Written exercise >>
Restate the whole listing word for word. Pictures are left out.
•••••
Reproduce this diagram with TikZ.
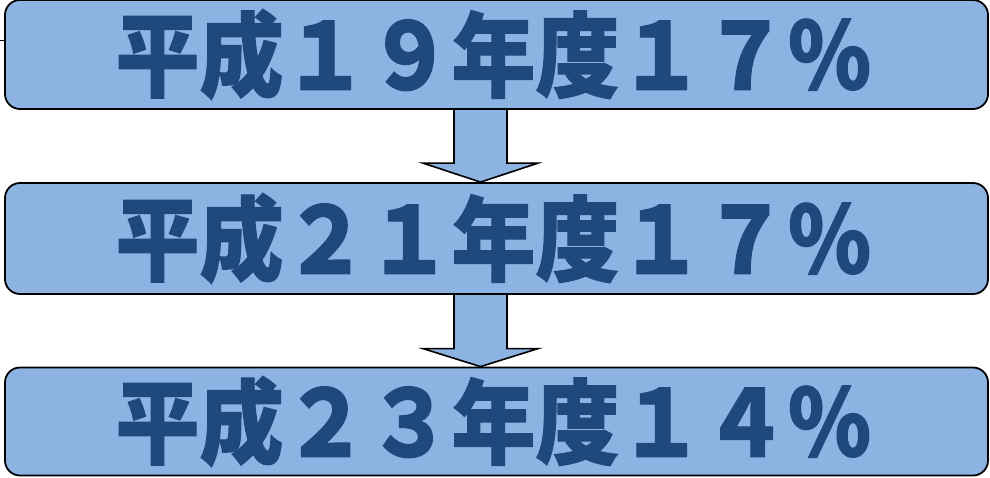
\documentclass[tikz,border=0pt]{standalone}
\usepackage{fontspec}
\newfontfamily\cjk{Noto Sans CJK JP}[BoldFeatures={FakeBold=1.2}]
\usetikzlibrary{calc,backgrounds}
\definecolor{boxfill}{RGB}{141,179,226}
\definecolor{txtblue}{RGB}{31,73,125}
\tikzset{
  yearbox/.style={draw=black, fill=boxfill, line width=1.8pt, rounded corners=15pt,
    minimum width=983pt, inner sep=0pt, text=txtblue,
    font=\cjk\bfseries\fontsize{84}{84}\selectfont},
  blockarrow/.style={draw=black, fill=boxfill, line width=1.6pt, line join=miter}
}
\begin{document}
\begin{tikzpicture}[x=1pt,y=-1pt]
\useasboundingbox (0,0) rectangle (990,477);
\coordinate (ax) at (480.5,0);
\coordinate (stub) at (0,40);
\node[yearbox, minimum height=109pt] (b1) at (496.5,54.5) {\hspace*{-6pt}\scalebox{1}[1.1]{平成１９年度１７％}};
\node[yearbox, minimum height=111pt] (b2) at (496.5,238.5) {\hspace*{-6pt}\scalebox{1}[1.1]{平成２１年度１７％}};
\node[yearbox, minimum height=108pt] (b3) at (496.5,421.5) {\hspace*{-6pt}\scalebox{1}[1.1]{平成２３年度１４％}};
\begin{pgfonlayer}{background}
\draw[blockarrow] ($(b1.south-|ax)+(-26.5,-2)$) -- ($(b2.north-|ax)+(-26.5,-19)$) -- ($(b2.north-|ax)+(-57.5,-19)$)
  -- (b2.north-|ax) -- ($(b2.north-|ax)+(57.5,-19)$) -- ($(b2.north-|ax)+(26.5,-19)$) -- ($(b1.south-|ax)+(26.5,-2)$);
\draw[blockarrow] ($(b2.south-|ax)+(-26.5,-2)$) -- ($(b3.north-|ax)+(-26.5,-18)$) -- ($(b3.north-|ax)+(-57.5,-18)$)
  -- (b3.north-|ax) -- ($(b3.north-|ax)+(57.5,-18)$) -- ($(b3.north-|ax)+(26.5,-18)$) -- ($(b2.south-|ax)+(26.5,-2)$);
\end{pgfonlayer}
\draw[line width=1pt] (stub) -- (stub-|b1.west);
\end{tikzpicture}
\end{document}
•••••
Exercise output >>
Reproduce this diagram with TikZ.
\documentclass[tikz,border=0pt]{standalone}
\usepackage{fontspec}
\newfontfamily\cjk{Noto Sans CJK JP}[BoldFeatures={FakeBold=1.2}]
\usetikzlibrary{calc,backgrounds}
\definecolor{boxfill}{RGB}{141,179,226}
\definecolor{txtblue}{RGB}{31,73,125}
\tikzset{
  yearbox/.style={draw=black, fill=boxfill, line width=1.8pt, rounded corners=15pt,
    minimum width=983pt, inner sep=0pt, text=txtblue,
    font=\cjk\bfseries\fontsize{84}{84}\selectfont},
  blockarrow/.style={draw=black, fill=boxfill, line width=1.6pt, line join=miter}
}
\begin{document}
\begin{tikzpicture}[x=1pt,y=-1pt]
\useasboundingbox (0,0) rectangle (990,477);
\coordinate (ax) at (480.5,0);
\coordinate (stub) at (0,40);
\node[yearbox, minimum height=109pt] (b1) at (496.5,54.5) {\hspace*{-6pt}\scalebox{1}[1.1]{平成１９年度１７％}};
\node[yearbox, minimum height=111pt] (b2) at (496.5,238.5) {\hspace*{-6pt}\scalebox{1}[1.1]{平成２１年度１７％}};
\node[yearbox, minimum height=108pt] (b3) at (496.5,421.5) {\hspace*{-6pt}\scalebox{1}[1.1]{平成２３年度１４％}};
\begin{pgfonlayer}{background}
\draw[blockarrow] ($(b1.south-|ax)+(-26.5,-2)$) -- ($(b2.north-|ax)+(-26.5,-19)$) -- ($(b2.north-|ax)+(-57.5,-19)$)
  -- (b2.north-|ax) -- ($(b2.north-|ax)+(57.5,-19)$) -- ($(b2.north-|ax)+(26.5,-19)$) -- ($(b1.south-|ax)+(26.5,-2)$);
\draw[blockarrow] ($(b2.south-|ax)+(-26.5,-2)$) -- ($(b3.north-|ax)+(-26.5,-18)$) -- ($(b3.north-|ax)+(-57.5,-18)$)
  -- (b3.north-|ax) -- ($(b3.north-|ax)+(57.5,-18)$) -- ($(b3.north-|ax)+(26.5,-18)$) -- ($(b2.south-|ax)+(26.5,-2)$);
\end{pgfonlayer}
\draw[line width=1pt] (stub) -- (stub-|b1.west);
\end{tikzpicture}
\end{document}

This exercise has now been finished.